Task:
Give back exactly the lines from the one with "Write a Python" through the one with "days = np.arange(1, 42)", inclusive, without the images.

(Records from a data collection)
○ ○ ○ ○
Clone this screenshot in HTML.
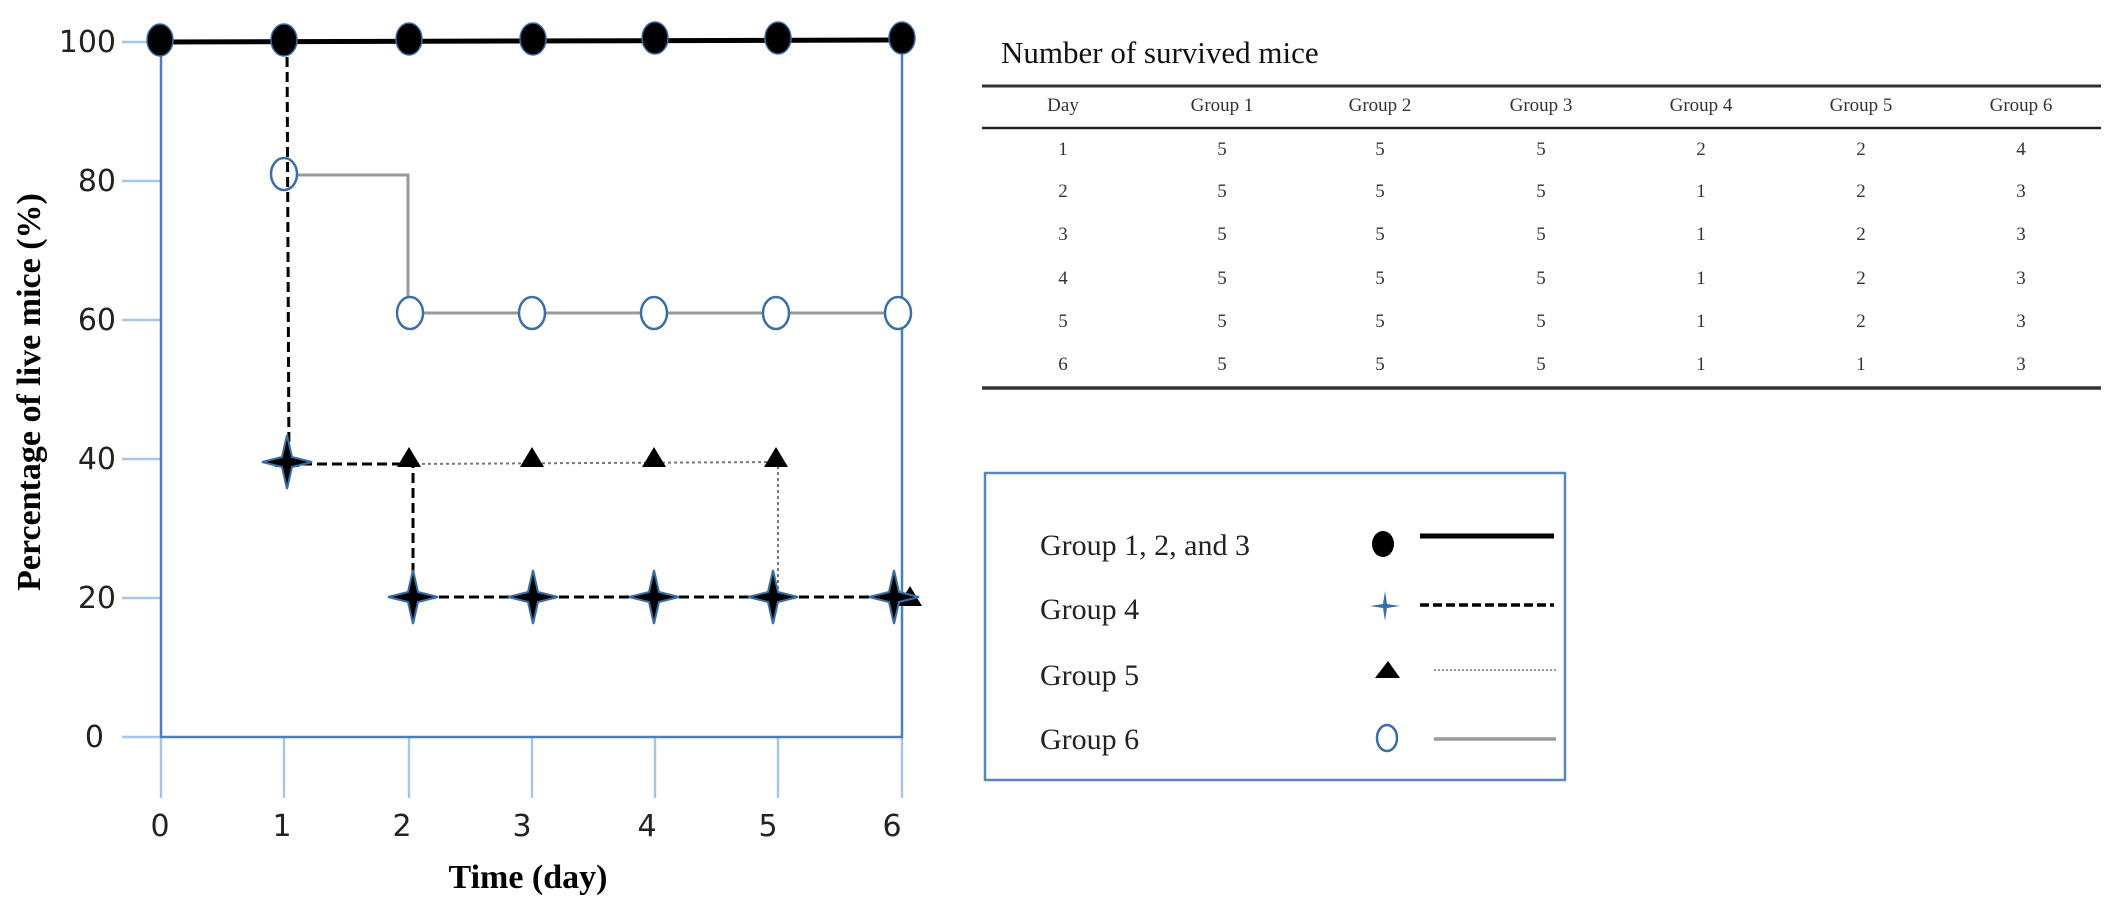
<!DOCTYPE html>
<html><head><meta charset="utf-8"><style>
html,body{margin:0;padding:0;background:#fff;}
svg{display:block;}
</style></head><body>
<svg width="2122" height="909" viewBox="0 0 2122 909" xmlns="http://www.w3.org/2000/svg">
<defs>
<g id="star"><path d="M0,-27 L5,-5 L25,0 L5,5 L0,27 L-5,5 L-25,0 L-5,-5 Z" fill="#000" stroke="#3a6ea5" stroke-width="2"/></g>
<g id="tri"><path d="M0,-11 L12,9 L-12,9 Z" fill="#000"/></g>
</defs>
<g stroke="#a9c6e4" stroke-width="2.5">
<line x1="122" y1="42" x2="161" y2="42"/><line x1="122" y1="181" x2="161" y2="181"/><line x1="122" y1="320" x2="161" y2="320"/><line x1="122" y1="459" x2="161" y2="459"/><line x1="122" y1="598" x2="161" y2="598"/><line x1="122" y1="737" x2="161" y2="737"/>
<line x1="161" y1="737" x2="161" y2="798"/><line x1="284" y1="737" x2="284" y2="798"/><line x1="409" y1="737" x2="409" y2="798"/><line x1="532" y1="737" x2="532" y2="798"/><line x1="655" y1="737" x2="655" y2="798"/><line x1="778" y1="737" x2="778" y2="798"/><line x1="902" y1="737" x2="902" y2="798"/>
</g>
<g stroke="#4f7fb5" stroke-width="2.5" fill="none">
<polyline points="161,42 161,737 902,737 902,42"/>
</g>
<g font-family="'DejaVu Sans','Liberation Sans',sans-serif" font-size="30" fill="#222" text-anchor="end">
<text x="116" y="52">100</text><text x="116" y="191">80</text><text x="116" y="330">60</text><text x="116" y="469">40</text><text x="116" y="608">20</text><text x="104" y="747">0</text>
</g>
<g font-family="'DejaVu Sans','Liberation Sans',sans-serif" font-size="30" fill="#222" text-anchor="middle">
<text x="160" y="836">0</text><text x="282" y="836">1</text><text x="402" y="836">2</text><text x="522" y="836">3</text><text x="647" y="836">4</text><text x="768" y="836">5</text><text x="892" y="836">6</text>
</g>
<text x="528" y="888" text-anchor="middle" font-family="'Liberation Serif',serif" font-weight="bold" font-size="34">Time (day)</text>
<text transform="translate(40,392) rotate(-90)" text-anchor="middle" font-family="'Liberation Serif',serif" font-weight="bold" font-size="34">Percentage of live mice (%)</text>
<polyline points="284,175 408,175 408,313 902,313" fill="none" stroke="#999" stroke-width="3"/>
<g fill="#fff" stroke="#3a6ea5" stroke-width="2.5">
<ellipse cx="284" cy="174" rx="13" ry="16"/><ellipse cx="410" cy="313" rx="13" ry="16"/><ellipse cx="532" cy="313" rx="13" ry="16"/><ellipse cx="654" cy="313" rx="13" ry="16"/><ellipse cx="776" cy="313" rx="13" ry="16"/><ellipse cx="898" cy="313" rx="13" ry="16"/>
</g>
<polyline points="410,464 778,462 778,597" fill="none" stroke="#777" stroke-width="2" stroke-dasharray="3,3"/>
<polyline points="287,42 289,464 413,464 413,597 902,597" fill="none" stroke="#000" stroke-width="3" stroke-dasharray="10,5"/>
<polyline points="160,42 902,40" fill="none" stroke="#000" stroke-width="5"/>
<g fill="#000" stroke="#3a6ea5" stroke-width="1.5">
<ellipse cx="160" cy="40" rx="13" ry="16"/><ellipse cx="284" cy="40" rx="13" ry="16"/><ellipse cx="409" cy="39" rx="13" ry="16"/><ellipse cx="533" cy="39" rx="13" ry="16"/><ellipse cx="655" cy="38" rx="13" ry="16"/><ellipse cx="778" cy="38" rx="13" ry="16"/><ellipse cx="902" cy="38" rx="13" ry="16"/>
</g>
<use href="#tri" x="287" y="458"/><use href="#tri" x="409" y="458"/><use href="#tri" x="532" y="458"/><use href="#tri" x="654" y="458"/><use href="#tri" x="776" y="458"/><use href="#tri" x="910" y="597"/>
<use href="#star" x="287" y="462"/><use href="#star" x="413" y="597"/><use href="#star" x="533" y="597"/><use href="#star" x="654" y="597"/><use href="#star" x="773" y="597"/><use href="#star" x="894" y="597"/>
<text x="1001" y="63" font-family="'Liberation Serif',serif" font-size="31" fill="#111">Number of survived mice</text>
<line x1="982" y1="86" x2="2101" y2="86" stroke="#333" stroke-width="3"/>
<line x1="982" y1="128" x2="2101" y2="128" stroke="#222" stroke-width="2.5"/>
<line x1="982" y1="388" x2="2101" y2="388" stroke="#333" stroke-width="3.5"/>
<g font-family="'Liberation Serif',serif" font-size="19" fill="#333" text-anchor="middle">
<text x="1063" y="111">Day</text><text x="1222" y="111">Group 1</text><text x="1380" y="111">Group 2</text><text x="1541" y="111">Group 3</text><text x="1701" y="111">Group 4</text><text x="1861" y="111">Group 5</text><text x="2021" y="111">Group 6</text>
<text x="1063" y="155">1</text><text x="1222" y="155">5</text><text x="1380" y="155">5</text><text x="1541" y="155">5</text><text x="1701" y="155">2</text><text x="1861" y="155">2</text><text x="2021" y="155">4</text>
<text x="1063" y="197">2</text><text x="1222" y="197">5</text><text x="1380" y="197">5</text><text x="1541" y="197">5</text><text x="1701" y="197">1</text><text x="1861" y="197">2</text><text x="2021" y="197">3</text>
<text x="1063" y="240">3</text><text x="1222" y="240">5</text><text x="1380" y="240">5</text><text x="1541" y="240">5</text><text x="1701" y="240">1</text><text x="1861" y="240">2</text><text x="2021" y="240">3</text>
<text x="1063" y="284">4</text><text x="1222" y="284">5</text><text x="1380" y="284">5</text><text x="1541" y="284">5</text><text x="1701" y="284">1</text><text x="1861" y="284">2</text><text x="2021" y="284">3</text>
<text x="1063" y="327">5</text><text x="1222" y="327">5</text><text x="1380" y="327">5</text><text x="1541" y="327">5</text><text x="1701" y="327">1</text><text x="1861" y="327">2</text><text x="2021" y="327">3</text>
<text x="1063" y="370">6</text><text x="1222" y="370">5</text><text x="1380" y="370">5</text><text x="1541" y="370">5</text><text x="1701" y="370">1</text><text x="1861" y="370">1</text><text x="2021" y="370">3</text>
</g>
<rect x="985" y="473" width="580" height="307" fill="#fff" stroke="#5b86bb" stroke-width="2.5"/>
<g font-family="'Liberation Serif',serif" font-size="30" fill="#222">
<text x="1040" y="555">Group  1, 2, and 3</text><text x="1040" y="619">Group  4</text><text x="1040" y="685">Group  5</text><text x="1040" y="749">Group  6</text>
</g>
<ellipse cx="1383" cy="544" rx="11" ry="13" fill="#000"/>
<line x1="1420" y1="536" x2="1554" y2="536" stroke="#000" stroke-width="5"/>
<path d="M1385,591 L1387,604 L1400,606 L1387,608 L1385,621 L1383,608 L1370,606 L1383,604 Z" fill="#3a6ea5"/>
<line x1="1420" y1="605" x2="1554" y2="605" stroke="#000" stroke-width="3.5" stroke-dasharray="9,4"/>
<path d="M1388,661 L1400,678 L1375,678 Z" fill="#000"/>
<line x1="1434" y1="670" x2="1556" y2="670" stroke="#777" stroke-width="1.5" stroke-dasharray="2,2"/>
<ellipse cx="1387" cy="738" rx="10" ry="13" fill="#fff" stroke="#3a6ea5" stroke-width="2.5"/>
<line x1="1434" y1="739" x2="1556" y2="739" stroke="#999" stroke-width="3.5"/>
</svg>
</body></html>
○ ○ ○ ○
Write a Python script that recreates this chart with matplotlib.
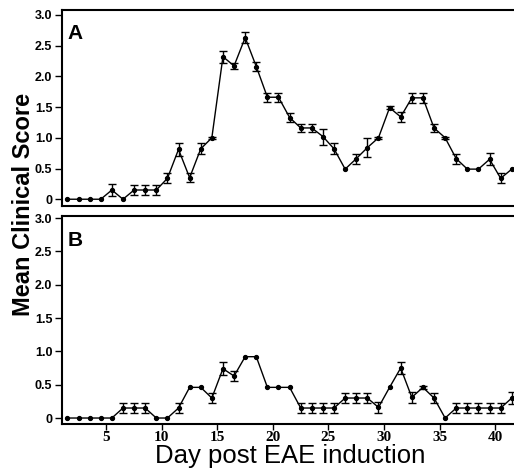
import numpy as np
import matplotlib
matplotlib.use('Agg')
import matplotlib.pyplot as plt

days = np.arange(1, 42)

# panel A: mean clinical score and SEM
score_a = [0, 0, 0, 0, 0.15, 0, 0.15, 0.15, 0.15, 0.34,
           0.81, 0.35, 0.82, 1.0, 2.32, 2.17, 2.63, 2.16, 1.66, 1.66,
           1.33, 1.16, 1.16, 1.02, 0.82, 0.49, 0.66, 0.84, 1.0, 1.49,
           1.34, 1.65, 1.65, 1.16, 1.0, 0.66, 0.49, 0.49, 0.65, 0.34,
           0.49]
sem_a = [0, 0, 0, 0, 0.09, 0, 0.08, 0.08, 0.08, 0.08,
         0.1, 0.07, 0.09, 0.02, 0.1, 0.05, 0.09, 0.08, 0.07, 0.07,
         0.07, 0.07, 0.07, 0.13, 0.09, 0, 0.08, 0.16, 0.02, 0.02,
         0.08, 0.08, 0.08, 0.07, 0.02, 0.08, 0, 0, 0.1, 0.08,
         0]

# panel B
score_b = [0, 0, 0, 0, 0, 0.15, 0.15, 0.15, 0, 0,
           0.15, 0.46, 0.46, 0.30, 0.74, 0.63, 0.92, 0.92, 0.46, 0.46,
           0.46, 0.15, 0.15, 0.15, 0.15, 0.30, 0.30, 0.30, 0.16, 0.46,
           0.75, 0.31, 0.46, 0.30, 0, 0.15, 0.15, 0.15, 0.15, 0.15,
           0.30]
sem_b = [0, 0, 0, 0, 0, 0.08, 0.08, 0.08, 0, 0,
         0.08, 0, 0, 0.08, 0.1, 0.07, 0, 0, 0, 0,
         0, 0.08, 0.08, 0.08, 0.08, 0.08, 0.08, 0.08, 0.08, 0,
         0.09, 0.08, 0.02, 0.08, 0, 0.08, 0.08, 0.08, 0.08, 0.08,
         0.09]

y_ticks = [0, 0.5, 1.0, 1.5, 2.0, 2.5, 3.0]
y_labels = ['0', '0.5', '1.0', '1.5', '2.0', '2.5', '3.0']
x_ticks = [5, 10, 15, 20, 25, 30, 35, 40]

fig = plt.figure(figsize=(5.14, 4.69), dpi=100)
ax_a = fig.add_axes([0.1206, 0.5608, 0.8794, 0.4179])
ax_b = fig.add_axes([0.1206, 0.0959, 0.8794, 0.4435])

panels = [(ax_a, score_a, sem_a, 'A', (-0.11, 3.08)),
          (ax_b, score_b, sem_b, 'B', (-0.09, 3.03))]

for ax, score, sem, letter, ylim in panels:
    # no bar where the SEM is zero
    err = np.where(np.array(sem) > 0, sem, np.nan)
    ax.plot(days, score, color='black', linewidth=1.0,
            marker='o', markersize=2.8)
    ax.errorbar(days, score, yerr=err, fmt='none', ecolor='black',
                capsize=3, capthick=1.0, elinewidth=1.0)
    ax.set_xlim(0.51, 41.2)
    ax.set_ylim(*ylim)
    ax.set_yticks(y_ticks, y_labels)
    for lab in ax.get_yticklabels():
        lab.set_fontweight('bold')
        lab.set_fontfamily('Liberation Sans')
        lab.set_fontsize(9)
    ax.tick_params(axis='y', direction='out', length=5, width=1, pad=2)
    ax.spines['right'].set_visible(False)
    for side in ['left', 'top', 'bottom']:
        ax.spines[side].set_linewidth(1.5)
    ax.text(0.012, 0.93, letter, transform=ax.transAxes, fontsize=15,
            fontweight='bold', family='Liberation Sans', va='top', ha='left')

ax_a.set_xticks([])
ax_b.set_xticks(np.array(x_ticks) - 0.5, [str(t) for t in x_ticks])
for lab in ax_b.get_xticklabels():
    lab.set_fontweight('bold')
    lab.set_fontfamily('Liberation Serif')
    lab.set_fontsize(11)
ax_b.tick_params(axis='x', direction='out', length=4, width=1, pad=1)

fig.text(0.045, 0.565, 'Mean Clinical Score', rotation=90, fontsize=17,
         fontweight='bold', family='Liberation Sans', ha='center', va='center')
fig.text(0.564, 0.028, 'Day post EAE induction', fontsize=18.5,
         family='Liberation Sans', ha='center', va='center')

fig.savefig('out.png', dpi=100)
○ ○ ○ ○
Task output:
Write a Python script that recreates this chart with matplotlib.
import numpy as np
import matplotlib
matplotlib.use('Agg')
import matplotlib.pyplot as plt

days = np.arange(1, 42)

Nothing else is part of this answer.